Worldwide, the costs from fire losses are estimated at ≈1% of the global gross domestic product. In the U.S., home fires are the most frequent and deadliest type of fire (84% of all civilian fire deaths occur in home building fires). Residential upholstered furniture fires are the single largest cause of civilian deaths in home fires (about 24%) with a yearly estimated average of 610 deaths, 8900 fires, 1120 injuries, and $566 million in direct damage.

Of course, replacing common textiles with flame-resistant alternatives would be a great improvement. But there are several obstacles for the everyday use of flame resistant materials. Environmental concerns relating to flame retardants, limited durability, and individual subjective aspects such as undesired color, appearance, and feel of current flame-resistant textiles can prevent general application.

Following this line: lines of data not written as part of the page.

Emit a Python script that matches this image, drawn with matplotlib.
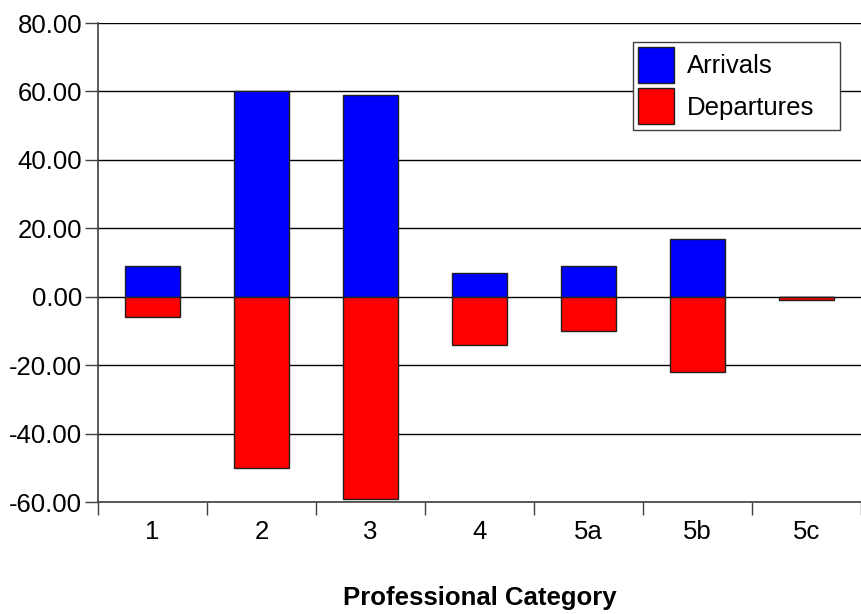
import matplotlib
matplotlib.use("Agg")
import matplotlib.pyplot as plt
import numpy as np

plt.rcParams['font.family'] = ['Liberation Sans', 'DejaVu Sans']

categories = ['1', '2', '3', '4', '5a', '5b', '5c']
arrivals = [9, 60, 59, 7, 9, 17, 0]
departures = [-6, -50, -59, -14, -10, -22, -1]

FS = 18.5

fig = plt.figure(figsize=(8.61, 6.14), dpi=100)
ax = fig.add_axes([0.1138, 0.1824, 0.8862, 0.7801])

x = np.arange(len(categories))
ax.bar(x, arrivals, width=0.51, color='#0000ff', edgecolor='#202020', linewidth=1,
       label='Arrivals', zorder=3)
ax.bar(x, departures, width=0.51, color='#ff0000', edgecolor='#202020', linewidth=1,
       label='Departures', zorder=3)

ax.set_xlim(-0.5, len(categories) - 0.5)
ax.set_ylim(-60, 80)
ax.set_yticks(np.arange(-60, 81, 20))
ax.yaxis.set_major_formatter(matplotlib.ticker.FormatStrFormatter('%.2f'))
ax.grid(axis='y', color='black', linewidth=1, zorder=0)

# category labels centred, ticks at the boundaries
ax.set_xticks(np.arange(len(categories) + 1) - 0.5)
ax.set_xticklabels([])
ax.set_xticks(x, minor=True)
ax.set_xticklabels(categories, minor=True)
ax.tick_params(axis='x', which='minor', length=0, pad=13, labelsize=FS)
ax.tick_params(axis='x', which='major', length=9.5, width=1, color='#404040')
ax.tick_params(axis='y', length=9.5, width=1, color='#404040', labelsize=FS, pad=2)

for s in ['top', 'right']:
    ax.spines[s].set_visible(False)
for s in ['left', 'bottom']:
    ax.spines[s].set_color('#404040')
    ax.spines[s].set_linewidth(1.2)

ax.set_xlabel('Professional Category', fontsize=FS, fontweight='bold', labelpad=30)

# fixed-width legend box, entries left aligned
leg = ax.legend(loc='upper left', bbox_to_anchor=(0.7012, 0.5, 0.2713, 0.4603),
                mode='expand', borderaxespad=0,
                fontsize=FS, frameon=True, fancybox=False, framealpha=1,
                edgecolor='#404040', handlelength=1.4, handleheight=1.78,
                handletextpad=0.5, labelspacing=0.2, borderpad=0.2)
leg.get_frame().set_linewidth(1)

fig.savefig('out.png', dpi=100)
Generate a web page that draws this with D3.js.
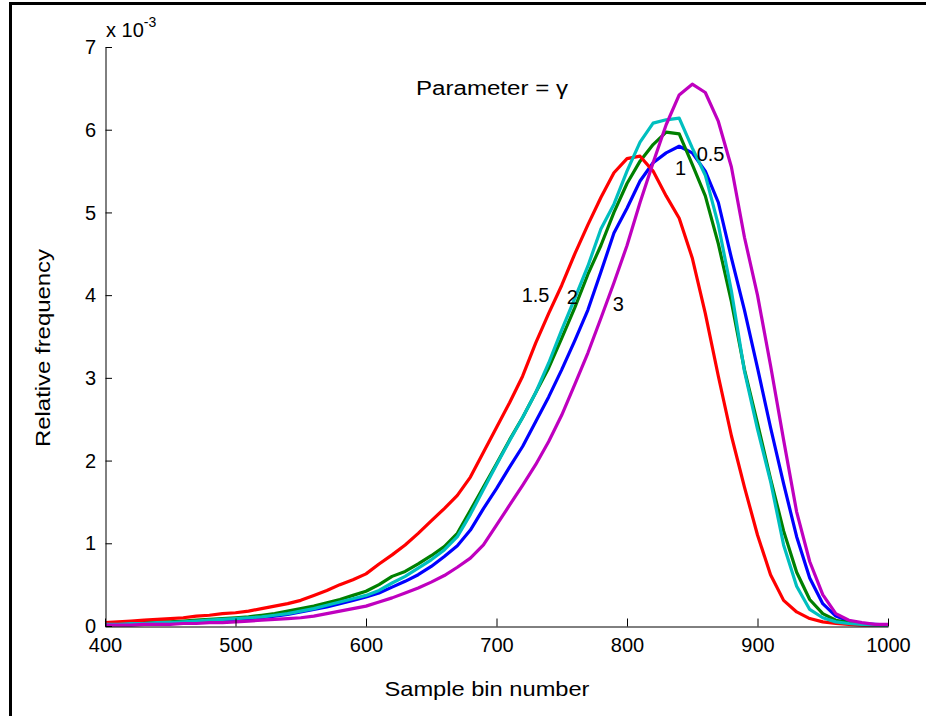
<!DOCTYPE html>
<html>
<head>
<meta charset="utf-8">
<script src="https://cdn.jsdelivr.net/npm/d3@7/dist/d3.min.js"></script>
<style>
  html, body { margin: 0; padding: 0; background: #ffffff; }
  svg { display: block; }
  text { font-family: "Liberation Sans", Arial, Helvetica, sans-serif; fill: #000; }
</style>
</head>
<body>
<script>
// ---- data (relative frequency, in units of 10^-3) ----
const bins = [400,410,420,430,440,450,460,470,480,490,500,510,520,530,540,550,560,570,580,590,
              600,610,620,630,640,650,660,670,680,690,700,710,720,730,740,750,760,770,780,790,
              800,810,820,830,840,850,860,870,880,890,900,910,920,930,940,950,960,970,980,990,1000];

const gamma05 = [0.02,0.02,0.03,0.03,0.04,0.04,0.05,0.06,0.06,0.07,0.08,0.09,0.10,0.12,0.14,0.17,0.20,0.23,0.27,0.31,
                 0.35,0.40,0.47,0.54,0.62,0.72,0.84,0.97,1.16,1.42,1.66,1.92,2.17,2.47,2.77,3.10,3.45,3.82,4.28,4.75,
                 5.05,5.38,5.60,5.72,5.80,5.72,5.50,5.12,4.45,3.82,3.12,2.40,1.72,1.08,0.58,0.27,0.12,0.06,0.03,0.02,0.01];

const gamma1  = [0.02,0.03,0.03,0.04,0.05,0.05,0.06,0.07,0.08,0.09,0.10,0.11,0.13,0.15,0.18,0.21,0.24,0.28,0.32,0.37,
                 0.42,0.50,0.60,0.66,0.75,0.85,0.96,1.12,1.40,1.68,1.96,2.25,2.52,2.82,3.12,3.48,3.85,4.25,4.60,5.00,
                 5.35,5.62,5.82,5.97,5.95,5.58,5.20,4.62,3.92,3.10,2.45,1.78,1.15,0.65,0.32,0.15,0.07,0.04,0.02,0.01,0.01];

const gamma15 = [0.04,0.05,0.06,0.07,0.08,0.09,0.10,0.12,0.13,0.15,0.16,0.18,0.21,0.24,0.27,0.31,0.37,0.43,0.50,0.56,
                 0.63,0.75,0.86,0.98,1.12,1.27,1.42,1.58,1.80,2.10,2.40,2.70,3.02,3.42,3.78,4.12,4.50,4.85,5.18,5.48,
                 5.65,5.68,5.50,5.20,4.93,4.45,3.78,3.02,2.30,1.68,1.10,0.62,0.31,0.17,0.09,0.05,0.03,0.02,0.01,0.01,0.01];

const gamma2  = [0.02,0.02,0.03,0.03,0.04,0.04,0.05,0.06,0.07,0.08,0.09,0.10,0.11,0.13,0.15,0.18,0.21,0.25,0.29,0.33,
                 0.37,0.43,0.52,0.60,0.70,0.80,0.92,1.08,1.35,1.65,1.95,2.24,2.52,2.82,3.18,3.58,3.96,4.35,4.80,5.10,
                 5.50,5.85,6.08,6.12,6.14,5.78,5.45,4.85,4.05,3.08,2.38,1.75,0.98,0.48,0.20,0.10,0.05,0.03,0.02,0.01,0.01];

const gamma3  = [0.01,0.01,0.01,0.02,0.02,0.02,0.03,0.03,0.04,0.04,0.05,0.06,0.07,0.08,0.09,0.10,0.12,0.15,0.18,0.21,
                 0.24,0.29,0.34,0.40,0.46,0.53,0.61,0.71,0.82,0.98,1.22,1.46,1.70,1.95,2.23,2.55,2.92,3.30,3.72,4.15,
                 4.60,5.12,5.60,6.06,6.42,6.55,6.45,6.10,5.55,4.70,4.00,3.15,2.25,1.38,0.78,0.38,0.15,0.07,0.04,0.02,0.02];

const seriesNames  = ["0.5", "1", "1.5", "2", "3"];
const seriesColors = ["#0000ff", "#008000", "#ff0000", "#00bfbf", "#bf00bf"];
const seriesValues = [gamma05, gamma1, gamma15, gamma2, gamma3];

const xTicks = [400, 500, 600, 700, 800, 900, 1000];
const yTicks = [0, 1, 2, 3, 4, 5, 6, 7];

// curve labels: [text, bin position, value position]
const curveLabels = [
  ["1.5", 719.3, 3.917],
  ["2",   753.8, 3.893],
  ["3",   789,   3.812],
  ["1",   836.8, 5.453],
  ["0.5", 853.4, 5.626]
];

// ---- drawing ----
const W = 926, H = 716;
const svg = d3.select("body").append("svg").attr("width", W).attr("height", H);
svg.append("rect").attr("width", W).attr("height", H).attr("fill", "#fff");

// figure frame (top and left visible)
svg.append("path").attr("d", "M10.5,716 V3.5 H926")
   .attr("fill", "none").attr("stroke", "#000").attr("stroke-width", 3);

const x = d3.scaleLinear().domain([400, 1000]).range([105, 888]);
const y = d3.scaleLinear().domain([0, 7]).range([626, 47]);

// curves
const line = d3.line().x((d, i) => x(bins[i])).y(d => y(d));
seriesValues.forEach((vals, k) => {
  svg.append("path")
    .datum(vals)
    .attr("d", line)
    .attr("fill", "none")
    .attr("stroke", seriesColors[k])
    .attr("stroke-width", 3.2)
    .attr("stroke-linejoin", "round");
});

// axes
const xAxis = d3.axisBottom(x).tickValues(xTicks).tickSizeInner(-8).tickSizeOuter(0).tickPadding(0)
                .tickFormat(d3.format("d"));
const gx = svg.append("g").attr("transform", "translate(0,626.5)").call(xAxis);
gx.select(".domain").attr("stroke", "#000").attr("stroke-width", 1);
gx.selectAll(".tick line").attr("stroke", "#000");
gx.selectAll(".tick text").attr("y", 25.5).attr("dy", null)
  .style("font-size", "20px").style("font-family", "'Liberation Sans', Arial, sans-serif");

const yAxis = d3.axisLeft(y).tickValues(yTicks).tickSizeInner(-6.5).tickSizeOuter(0).tickPadding(9.5)
                .tickFormat(d3.format("d"));
const gy = svg.append("g").attr("transform", "translate(105.5,0)").call(yAxis);
gy.select(".domain").attr("stroke", "#000").attr("stroke-width", 1);
gy.selectAll(".tick line").attr("stroke", "#000");
gy.selectAll(".tick text").attr("dy", "0.33em")
  .style("font-size", "20px").style("font-family", "'Liberation Sans', Arial, sans-serif");

// exponent
const expo = svg.append("text").attr("x", 106).attr("y", 37).style("font-size", "20px");
expo.append("tspan").text("x 10");
expo.append("tspan").attr("dy", -10).style("font-size", "14px").text("-3");

// axis labels
svg.append("text").attr("x", 487).attr("y", 696).attr("text-anchor", "middle")
   .style("font-size", "21px").attr("textLength", 205).attr("lengthAdjust", "spacingAndGlyphs")
   .text("Sample bin number");
svg.append("text").attr("transform", "translate(50,348) rotate(-90)").attr("text-anchor", "middle")
   .style("font-size", "21px").attr("textLength", 198).attr("lengthAdjust", "spacingAndGlyphs")
   .text("Relative frequency");

// annotation
svg.append("text").attr("x", 416).attr("y", 95).style("font-size", "20px")
   .attr("textLength", 152).attr("lengthAdjust", "spacingAndGlyphs")
   .text("Parameter = \u03B3");

// curve labels
curveLabels.forEach(([t, bx, vy]) => {
  svg.append("text").attr("x", x(bx)).attr("y", y(vy)).style("font-size", "20px").text(t);
});
</script>
</body>
</html>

A new alternative is presented by application of a silicone-based backcoating to the backside of an otherwise smoldering-prone and flammable fabric. When exposed to fire, cyclic siloxanes are transported to the fabric face and subsequently oxidized to form a highly conformal and thermally stable coating, thereby preventing the combustion of the fabric.

This durable halogen-free backcoating formulation is developed with an expected benign toxicological profile and increased flexibility. This coating provides the fabric with an unusual combination of flaming/smoldering ignition resistance and barrier properties, without affecting color or general appearance of the fabric’s face.  When exposed to an intense heat source, water vapor is released and mass transfer phenomena enable the formation of a thermally stable conformal coating on the face-side of the fabric. As a result, flame penetration and ignition of the flammable foam substrate are prevented. This novel flame-retardant technology for reducing the fire hazard of upholstery furniture can be easily extended to textiles for different applications, like protective clothing, draping, bedding, carpeting, transportation, and other multifunctional barrier materials (paper, leather, etc.) requiring flexible structures.